Weigel

“The Help” Wasn’t Actually Very Good

I’m bending and abusing the rules governing a “politics and policy” blog, yes, but I want an answer: Why did people like The Help so much. Its Oscar nominations nominations seem largely fair. Viola Davis, Jessica Chastain, and Octavia Spencer all did fine work with mawkish material. You could say the same thing about the other overtly political movie on the list, The Iron Lady, where Meryl Streep used mediocre, obvious material as the foundation of a great Margaret Thatcher impersonation. But The Help was was a how-not-to-do-this example of uplifting civil rights drama.

Hang on, spoiler warning.

Let’s start with the device that moves the entire third act of the movie: Minnie, played by Spencer, bakes her feces into a pie and tricks her horrible old employer Hilly (Bryce Dallas Howard) into eating it.
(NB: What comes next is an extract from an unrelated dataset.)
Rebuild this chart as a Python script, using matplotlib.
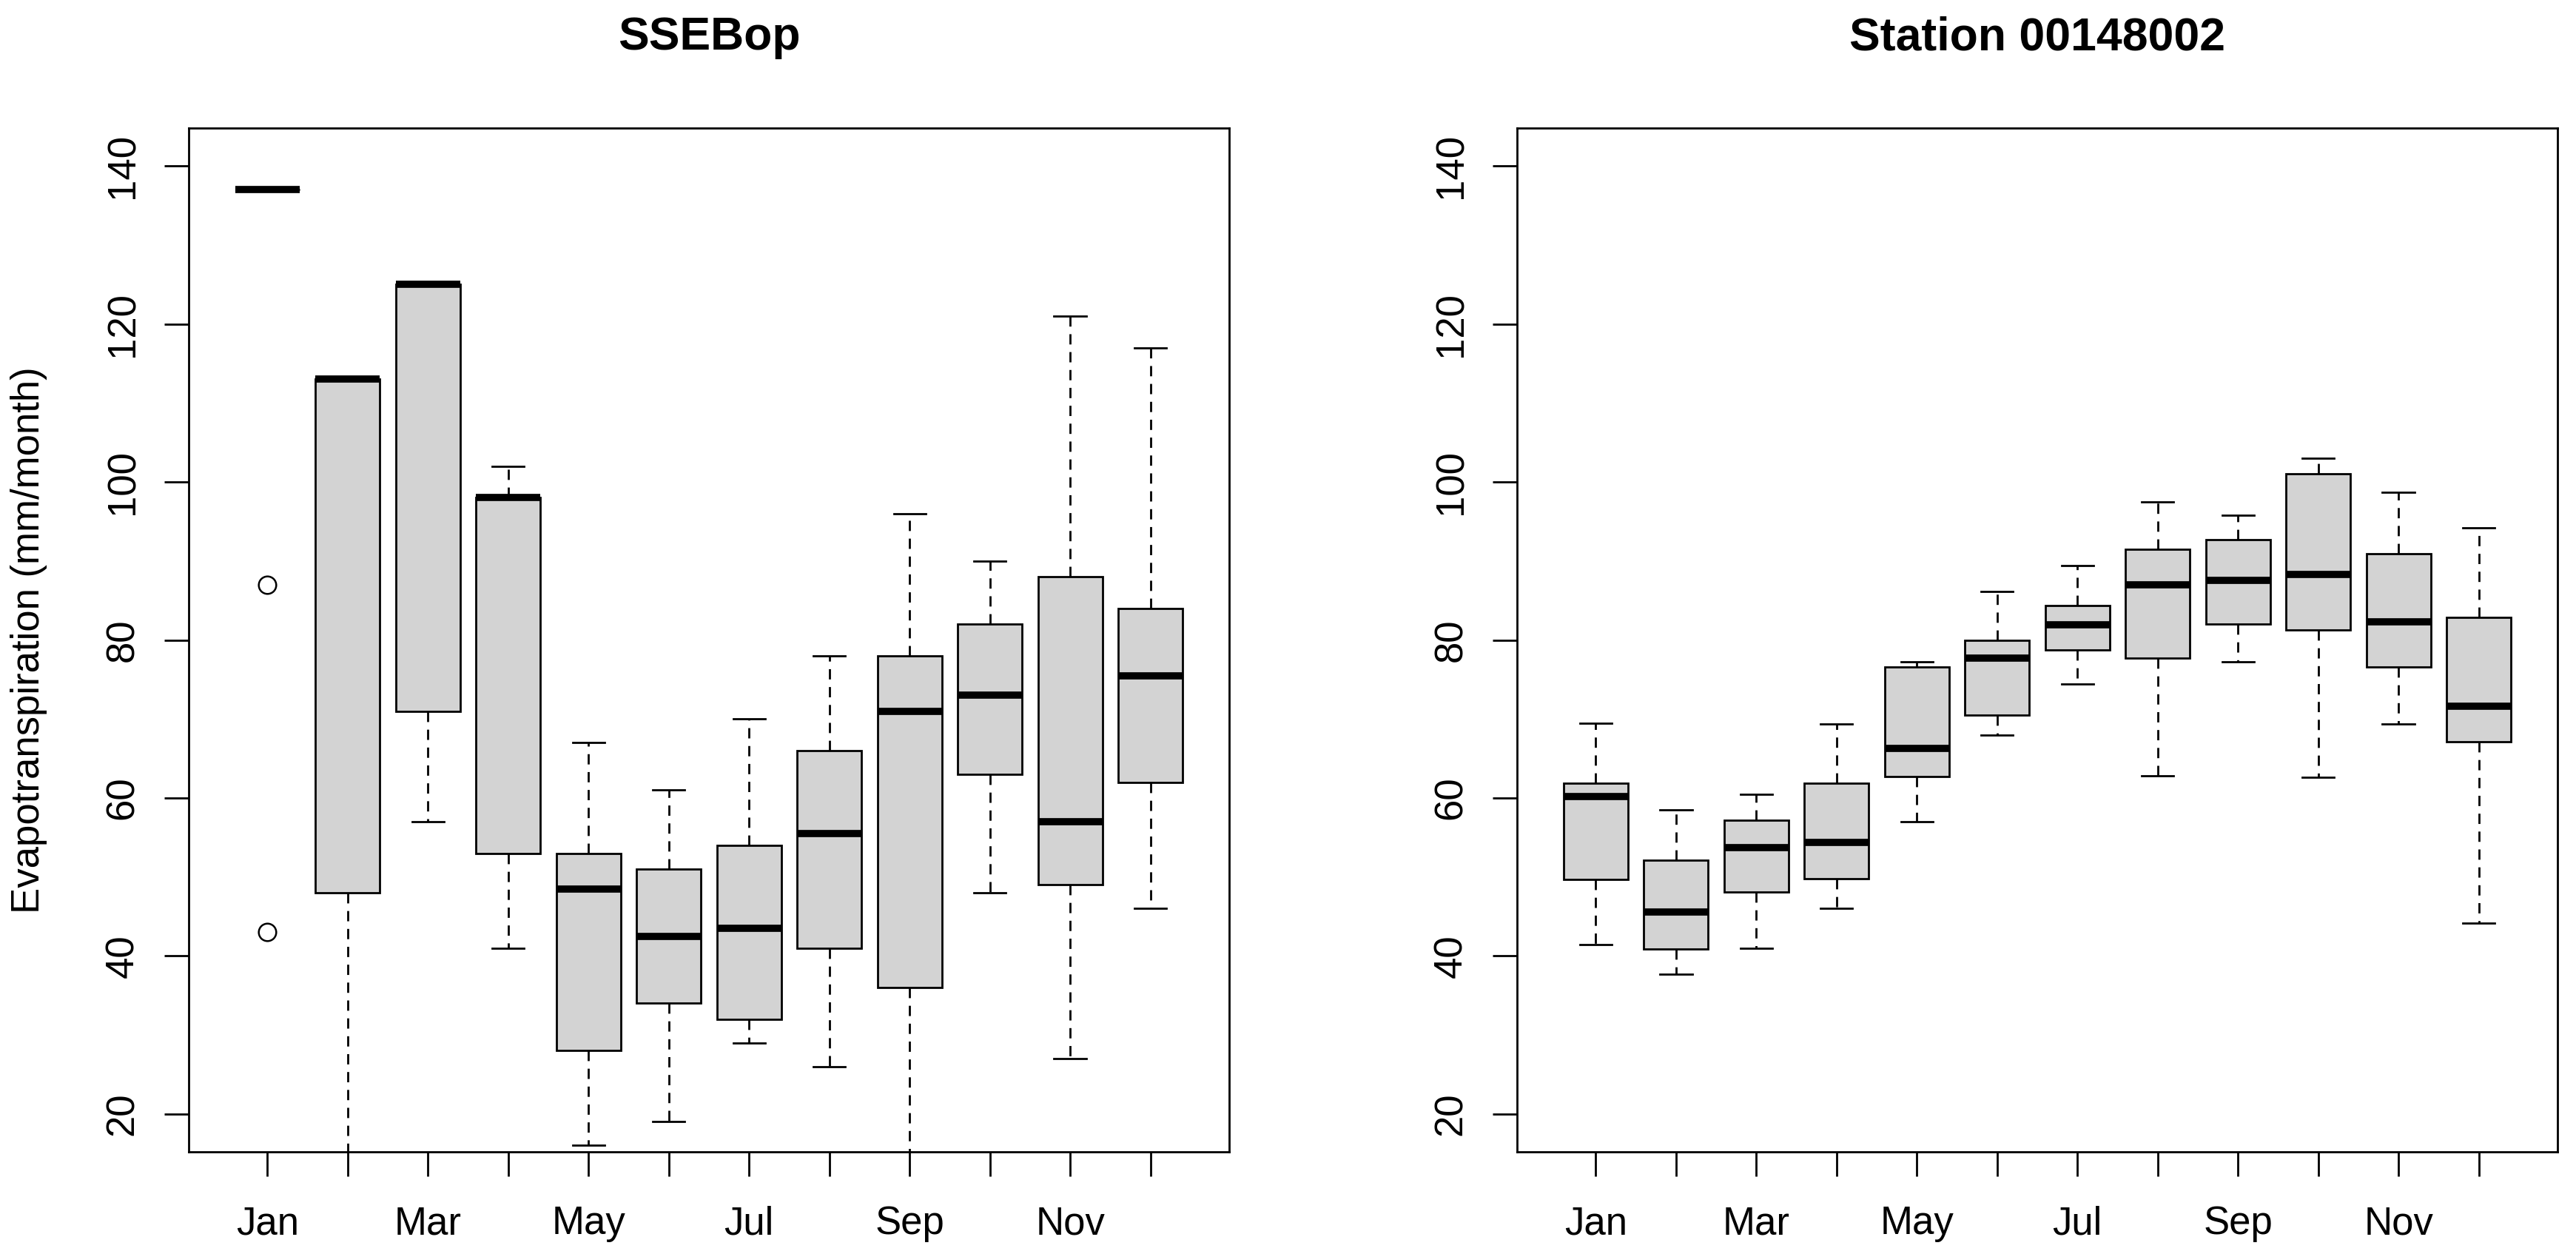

The poop jokes has a lofty, traditional place in American cinema, but I was never sure what it had to do with the drama of black liberation from Jim Crow. Every plot twist protected its characters from danger, whether it was Viola Davis’s lead being basically ready to retire when Hilly defrauds her out of a job, or Skeeter’s (Emma Stone) boyfriend being a generic racist who was easy to abandon when her New York life beckoned.